Deftig und treffend beschrieb der Vize-Regierungschef von Schleswig-Holstein, Robert Habeck, auf dem Parteitag der Grünen in Berlin an diesem Samstag die Lage. "Wir haben immer noch die Haltung, das System ist Scheiße, wir müssen es nur verändern." Der Satz ging an den Spitzenkandidaten der Ökopartei, Jürgen Trittin. "Dabei sind wir längst das System", setzte Habeck nach. Mit Rechthaberei sei deshalb keine Wahl zu gewinnen gewesen, es gehe darum, andere ernst zu nehmen und Recht zu bekommen. "Am Ende hatten wir alle Freunde vergrault und zuletzt waren wir im Wahlkampf nur noch von Wölfen umzingelt."

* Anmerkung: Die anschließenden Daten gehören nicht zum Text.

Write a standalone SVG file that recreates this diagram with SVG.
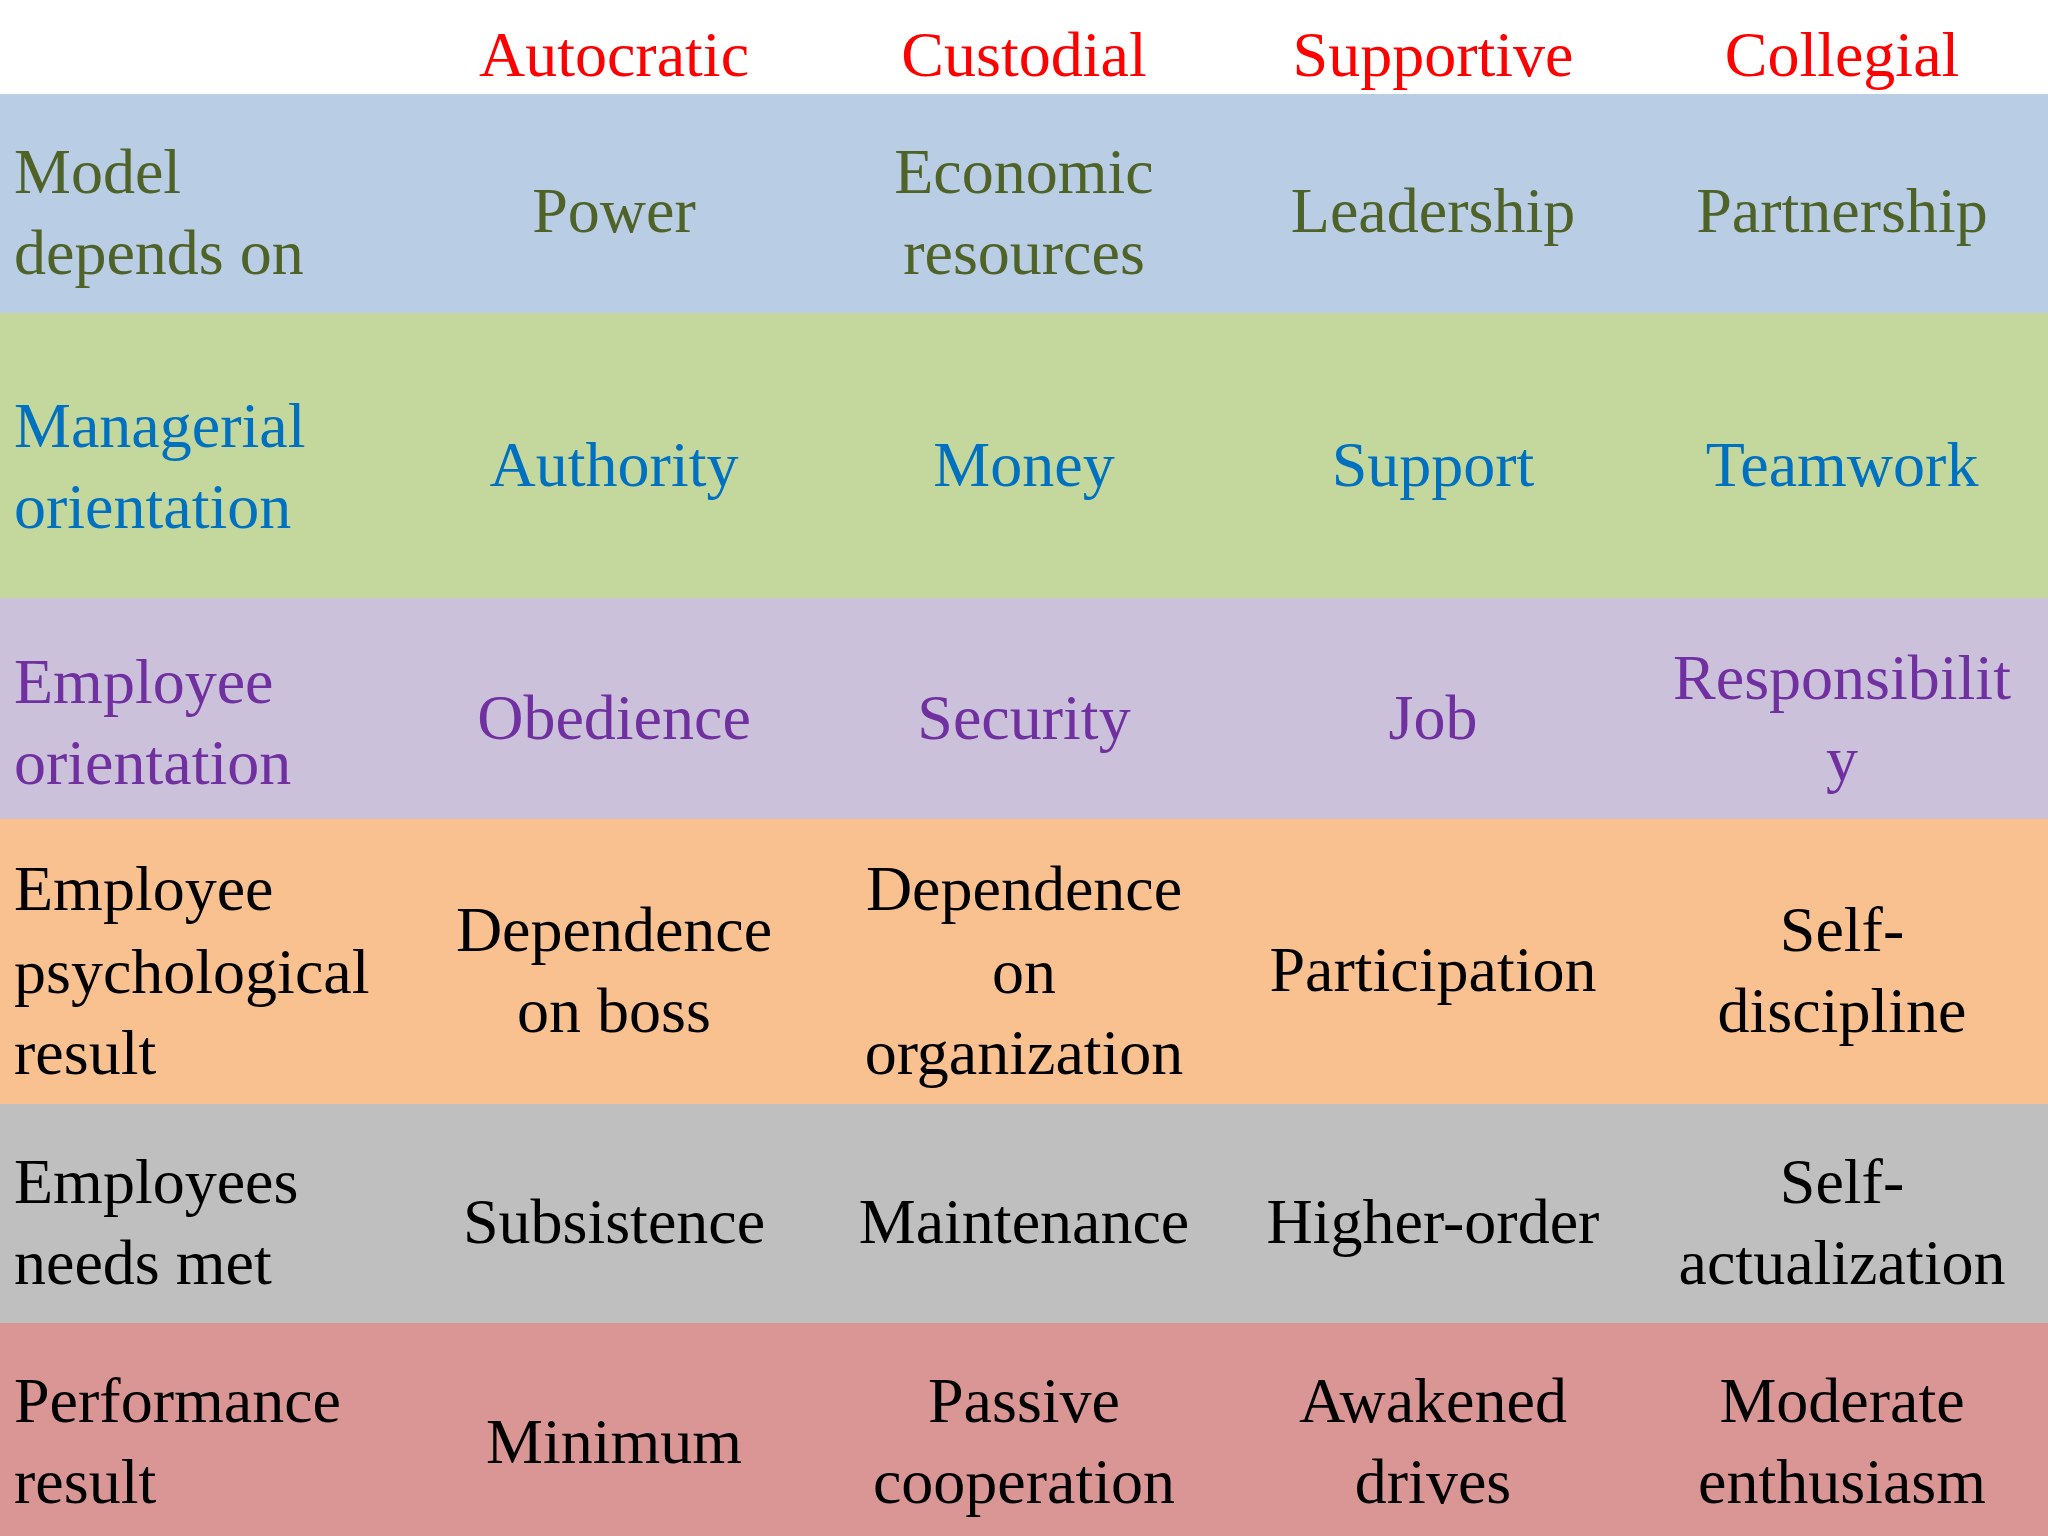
<svg xmlns="http://www.w3.org/2000/svg" width="2048" height="1536" viewBox="0 0 2048 1536">
<style>
text{font-family:"Liberation Serif","Times New Roman",serif;font-size:64px}
.c{text-anchor:middle}
.h{fill:#FF0000}
.r1{fill:#4F6228}.r2{fill:#0070C0}.r3{fill:#7030A0}.r4{fill:#000}
</style>
<rect width="2048" height="1536" fill="#fff"/>
<g id="header" class="h">
<text class="c" x="614" y="76">Autocratic</text>
<text class="c" x="1024" y="76">Custodial</text>
<text class="c" x="1433" y="76">Supportive</text>
<text class="c" x="1842" y="76">Collegial</text>
</g>
<g id="row1" class="r1">
<rect x="0" y="94" width="2048" height="219" fill="#B9CDE5"/>
<text x="14" y="193">Model</text><text x="14" y="274">depends on</text>
<text class="c" x="614" y="232">Power</text>
<text class="c" x="1024" y="193">Economic</text><text class="c" x="1024" y="274">resources</text>
<text class="c" x="1433" y="232">Leadership</text>
<text class="c" x="1842" y="232">Partnership</text>
</g>
<g id="row2" class="r2">
<rect x="0" y="313" width="2048" height="285" fill="#C4D79C"/>
<text x="14" y="447">Managerial</text><text x="14" y="528">orientation</text>
<text class="c" x="614" y="486">Authority</text>
<text class="c" x="1024" y="486">Money</text>
<text class="c" x="1433" y="486">Support</text>
<text class="c" x="1842" y="486">Teamwork</text>
</g>
<g id="row3" class="r3">
<rect x="0" y="598" width="2048" height="221" fill="#CCC1DA"/>
<text x="14" y="703">Employee</text><text x="14" y="784">orientation</text>
<text class="c" x="614" y="739">Obedience</text>
<text class="c" x="1024" y="739">Security</text>
<text class="c" x="1433" y="739">Job</text>
<text class="c" x="1842" y="699">Responsibilit</text><text class="c" x="1842" y="780">y</text>
</g>
<g id="row4" class="r4">
<rect x="0" y="819" width="2048" height="285" fill="#F9C090"/>
<text x="14" y="910">Employee</text><text x="14" y="993">psychological</text><text x="14" y="1074">result</text>
<text class="c" x="614" y="951">Dependence</text><text class="c" x="614" y="1032">on boss</text>
<text class="c" x="1024" y="910">Dependence</text><text class="c" x="1024" y="993">on</text><text class="c" x="1024" y="1074">organization</text>
<text class="c" x="1433" y="991">Participation</text>
<text class="c" x="1842" y="951">Self-</text><text class="c" x="1842" y="1032">discipline</text>
</g>
<g id="row5" class="r4">
<rect x="0" y="1104" width="2048" height="219" fill="#BFBFBF"/>
<text x="14" y="1203">Employees</text><text x="14" y="1284">needs met</text>
<text class="c" x="614" y="1243">Subsistence</text>
<text class="c" x="1024" y="1243">Maintenance</text>
<text class="c" x="1433" y="1243">Higher-order</text>
<text class="c" x="1842" y="1203">Self-</text><text class="c" x="1842" y="1284">actualization</text>
</g>
<g id="row6" class="r4">
<rect x="0" y="1323" width="2048" height="213" fill="#D99694"/>
<text x="14" y="1422">Performance</text><text x="14" y="1503">result</text>
<text class="c" x="614" y="1463">Minimum</text>
<text class="c" x="1024" y="1422">Passive</text><text class="c" x="1024" y="1503">cooperation</text>
<text class="c" x="1433" y="1422">Awakened</text><text class="c" x="1433" y="1503">drives</text>
<text class="c" x="1842" y="1422">Moderate</text><text class="c" x="1842" y="1503">enthusiasm</text>
</g>
<g id="connectors"/>
</svg>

Ähnlich klar analysierte Baden-Württembergs Ministerpräsident Winfried Krestchmann das Schlamassel-Ergebnis im Bund von 8,4 Prozent, nachdem Umfragen die Partei zwischenzeitlich gar bei bis zu 20 Prozent taxiert hatten. Mit Forderungen nach mehr Steuern lasse sich nur ein Lagerwahlkampf erreichen, der für die Grünen schief gehe, weil Ökologie dann keine Rolle mehr spiele und sie auch nicht glaubhaft offen für eine andere Koalition als mit der SPD seien.

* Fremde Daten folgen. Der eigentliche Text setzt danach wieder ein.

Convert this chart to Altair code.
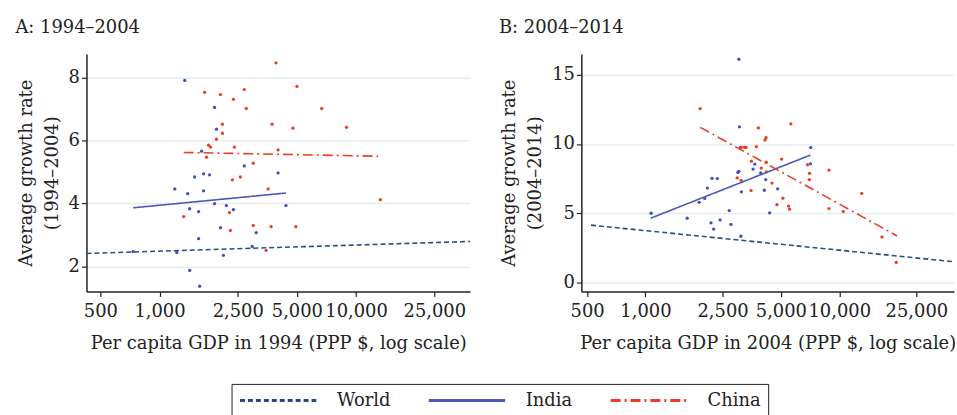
import altair as alt
import pandas as pd

FONT = "DejaVu Serif, serif"
INK = "#222222"

SERIES = ["World", "India", "China"]
LINE_COLORS = ["#25507a", "#4a58b6", "#ee3b25"]
LINE_DASH = [[5, 3], [1, 0], [10, 4, 2, 4]]
POINT_BLUE = "#4050c2"
POINT_RED = "#f03c26"

X_TICKS = [500, 1000, 2500, 5000, 10000, 25000]

# ---- Panel A: 1994-2004 ----
a_india_gdp = [1344, 1905, 1949, 1637, 1509, 1676, 1797, 2700, 4010, 1196, 1392, 1676,
               1424, 1581, 1905, 2189, 2376, 4398, 2042, 3104, 1581, 734, 1224, 2963,
               2114, 1424, 1600]
a_india_growth = [7.91, 7.05, 6.36, 5.66, 4.84, 4.94, 4.91, 5.19, 4.97, 4.46, 4.31, 4.40,
                  3.83, 3.74, 3.99, 3.93, 3.80, 3.93, 3.23, 3.07, 2.88, 2.47, 2.44, 2.63,
                  2.35, 1.87, 1.37]
a_china_gdp = [3916, 1696, 2042, 2700, 5000, 2376, 2763, 6689, 2090, 3738, 2090, 4773,
               8942, 1949, 1776, 1818, 2403, 4010, 1735, 2998, 2577, 2348, 3569, 13285,
               1328, 2268, 2293, 2998, 3696, 4943, 3486]
a_china_growth = [8.47, 7.53, 7.46, 7.62, 7.72, 7.31, 7.02, 7.02, 6.52, 6.52, 6.23, 6.39,
                  6.42, 6.04, 5.85, 5.79, 5.79, 5.70, 5.47, 5.28, 4.84, 4.75, 4.46, 4.12,
                  3.58, 3.71, 3.14, 3.30, 3.26, 3.26, 2.51]
# fitted lines: start/end of each series
a_fit_series = ["World", "World", "India", "India", "China", "China"]
a_fit_gdp = [425, 38000, 734, 4400, 1327, 12950]
a_fit_growth = [2.41, 2.79, 3.86, 4.33, 5.62, 5.50]

# ---- Panel B: 2004-2014 ----
b_india_gdp = [3035, 3055, 3092, 7125, 7100, 3665, 3592, 2999, 3035, 3934, 2206, 2349,
               4175, 2087, 3128, 4106, 4810, 1892, 2022, 1069, 1642, 2180, 2706, 2425,
               2761, 2248, 3107, 4375]
b_india_growth = [16.12, 11.24, 9.76, 9.74, 8.57, 8.55, 8.19, 7.95, 8.02, 7.91, 7.52, 7.50,
                  7.43, 6.82, 6.55, 6.66, 6.76, 5.79, 6.07, 5.00, 4.64, 4.31, 5.19, 4.52,
                  4.19, 3.86, 3.34, 5.02]
b_china_gdp = [1915, 3824, 5628, 4189, 4140, 3128, 3242, 3308, 3734, 5042, 3521, 4204,
               6855, 8846, 3962, 4204, 7019, 7019, 2974, 3117, 4495, 13060, 3509, 5119,
               4769, 5476, 5542, 8846, 10485, 16615, 19674]
b_china_growth = [12.55, 11.16, 11.45, 10.45, 10.29, 9.76, 9.76, 9.76, 9.81, 8.91, 8.76, 8.69,
                  8.50, 8.12, 8.26, 7.98, 7.88, 7.43, 7.55, 7.38, 7.18, 6.43, 6.64, 6.09,
                  5.62, 5.52, 5.29, 5.34, 5.12, 3.29, 1.45]
b_fit_series = ["World", "World", "India", "India", "China", "China"]
b_fit_gdp = [524, 39000, 1064, 7100, 1920, 19900]
b_fit_growth = [4.14, 1.50, 4.64, 9.20, 11.20, 3.36]

# legend key: a long horizontal stroke drawn from a small symbol size,
# so the key row stays one text line tall
LEGEND = alt.Legend(
    orient="none", legendX=146, legendY=332, direction="horizontal",
    title=None, strokeColor=INK, fillColor="white", padding=7,
    symbolType="M-1,0H8.6", symbolSize=256, symbolStrokeWidth=3,
    labelFont=FONT, labelFontSize=18, labelColor=INK,
    columnPadding=32, labelOffset=80,
)


def panel(title, year, x_domain, y_domain, y_ticks, india, china, fit, width, height):
    x_enc = alt.X(
        "gdp:Q",
        scale=alt.Scale(type="log", domain=x_domain, nice=False, zero=False),
        axis=alt.Axis(values=X_TICKS, format=",", grid=False,
                      title=f"Per capita GDP in {year} (PPP $, log scale)"),
    )
    y_enc = alt.Y(
        "growth:Q",
        scale=alt.Scale(domain=y_domain, nice=False, zero=False),
        axis=alt.Axis(values=y_ticks, grid=True,
                      title=["Average growth rate", f"({year}–{year + 10})"]),
    )
    india_df = pd.DataFrame({"gdp": india[0], "growth": india[1]})
    china_df = pd.DataFrame({"gdp": china[0], "growth": china[1]})
    fit_df = pd.DataFrame({"series": fit[0], "gdp": fit[1], "growth": fit[2]})

    india_pts = alt.Chart(india_df).mark_circle(size=11, color=POINT_BLUE, opacity=1).encode(
        x=x_enc, y=y_enc)
    china_pts = alt.Chart(china_df).mark_circle(size=11, color=POINT_RED, opacity=1).encode(
        x=x_enc, y=y_enc)
    lines = alt.Chart(fit_df).mark_line(strokeWidth=1.6).encode(
        x=x_enc,
        y=y_enc,
        detail="series:N",
        color=alt.Color("series:N", scale=alt.Scale(domain=SERIES, range=LINE_COLORS),
                        legend=LEGEND),
        strokeDash=alt.StrokeDash("series:N", scale=alt.Scale(domain=SERIES, range=LINE_DASH),
                                  legend=LEGEND),
    )
    return alt.layer(india_pts, china_pts, lines).properties(
        width=width, height=height,
        title=alt.TitleParams(title, anchor="start", font=FONT, fontSize=18,
                              fontWeight="normal", color=INK, offset=17, dx=-2),
    )


panel_a = panel("A: 1994–2004", 1994, [425, 38000], [1.2, 8.75], [2, 4, 6, 8],
                (a_india_gdp, a_india_growth), (a_china_gdp, a_china_growth),
                (a_fit_series, a_fit_gdp, a_fit_growth), 386, 239)
panel_b = panel("B: 2004–2014", 2004, [467, 39100], [-0.65, 16.5], [0, 5, 10, 15],
                (b_india_gdp, b_india_growth), (b_china_gdp, b_china_growth),
                (b_fit_series, b_fit_gdp, b_fit_growth), 375, 239)

chart = alt.hconcat(panel_a, panel_b, spacing=25).properties(
    padding={"left": 15, "top": 18, "right": 0, "bottom": 0},
).configure_view(
    stroke=None,
).configure_axis(
    labelFont=FONT, labelFontSize=18, labelColor=INK,
    titleFont=FONT, titleFontSize=18, titleColor=INK, titleFontWeight="normal",
    domainColor=INK, domainWidth=1.5, tickColor=INK, tickSize=5, tickWidth=1.2,
    gridColor="#e4eef2", gridWidth=1.5,
).configure_axisY(
    labelPadding=2, titlePadding=7, titleLineHeight=26,
).configure_axisX(
    labelPadding=6, titlePadding=14,
)

chart.save("out.html", embed_options={"renderer": "svg", "actions": False})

"Wir sind nicht mehr am Rand, wir sind in der Mitte der Gesellschaft angekommen", da sei nicht mehr Angriff die richtige Haltung, sondern der Wille zum Schmieden stabiler Mehrheiten, "lieber Jürgen", kritisierte der grüne Oberrealo aus dem Südwesten nochmals Trittin. Liberal und angemessen sei auch, dass niemand den Leuten vorschreibe, "wie sie von der Wiege bis zur Bahre leben sollen" - Stichwort Veggie Day. Regeln seien nötig, aber nur in Maßen.

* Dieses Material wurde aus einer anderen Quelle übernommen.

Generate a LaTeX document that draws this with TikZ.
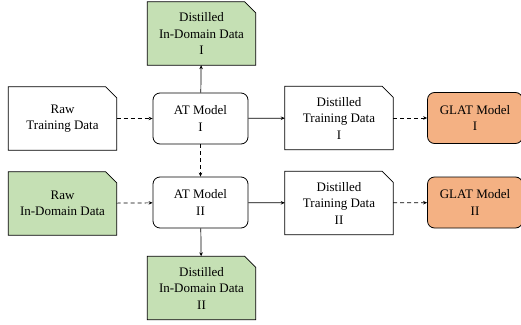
\documentclass[tikz,border=0pt]{standalone}
\usepackage{fontspec}
\setmainfont{Liberation Serif}
\usetikzlibrary{arrows.meta,backgrounds}
\definecolor{domaingreen}{HTML}{C5E0B4}
\definecolor{glatorange}{HTML}{F4B183}
\begin{document}
\begin{tikzpicture}[x=1pt, y=-1pt, line join=round, >={Stealth[length=4pt,width=3.5pt]}, font=\fontsize{13}{16.5}\selectfont,
	data/.style={minimum width=108pt, minimum height=63pt, align=center, inner sep=0pt},
	model/.style={draw, line width=0.8pt, rounded corners=7pt, minimum width=95pt, minimum height=51pt, align=center, inner sep=0pt},
	flow/.style={->, line width=0.7pt},
	dflow/.style={flow, dash pattern=on 4pt off 3pt}]
	\useasboundingbox (0,0) rectangle (521,324);
	% data boxes
	\node[data] (indomtop) at (201.5,33.5) {Distilled\\In-Domain Data\\I};
	\node[data] (rawtd) at (62.5,118.5) {Raw\\Training Data};
	\node[data] (rawid) at (62.5,203.5) {Raw\\In-Domain Data};
	\node[data] (disttd1) at (339,118) {Distilled\\Training Data\\I};
	\node[data] (disttd2) at (339,203) {Distilled\\Training Data\\II};
	\node[data] (indombot) at (201.5,288) {Distilled\\In-Domain Data\\II};
	% models
	\node[model, fill=white] (at1) at (200.5,118.5) {AT Model\\I};
	\node[model, fill=white] (at2) at (200.5,202.5) {AT Model\\II};
	\node[model, fill=glatorange] (glat1) at (475,118) {GLAT Model\\I};
	\node[model, fill=glatorange] (glat2) at (475,202.5) {GLAT Model\\II};
	% folded-corner outlines behind the data boxes
	\begin{scope}[on background layer]
		\foreach \n/\c in {indomtop/domaingreen, rawtd/white, rawid/domaingreen, disttd1/white, disttd2/white, indombot/domaingreen}
			\draw[line width=0.8pt, fill=\c] (\n.south west) -- (\n.north west) -- ([xshift=-11pt]\n.north east) -- ([yshift=-11pt]\n.north east) -- (\n.south east) -- cycle;
	\end{scope}
	% connectors
	\draw[dflow] (rawtd) -- (at1);
	\draw[flow] (at1) -- (disttd1);
	\draw[dflow] (disttd1) -- (glat1);
	\draw[flow] (at1) -- (indomtop);
	\draw[dflow] (at1) -- (at2);
	\draw[dflow] (rawid) -- (at2);
	\draw[flow] (at2) -- (disttd2);
	\draw[dflow] (disttd2) -- (glat2);
	\draw[flow] (at2) -- (indombot);
\end{tikzpicture}
\end{document}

Nun ist zwar an diesem Wochenende beim Länderrat, dem kleinen Parteitag der Grünen, schnell nach der Wahl klar, dass sich fast das gesamte vordere Führungspersonal auswechselt. Doch völlig unklar ist, ob jene neuen Führungsleute stark genug sind, die Sonnenblumenpartei wieder glaubhaft zu machen bei Unternehmern oder der bürgerlichen Mittelschicht.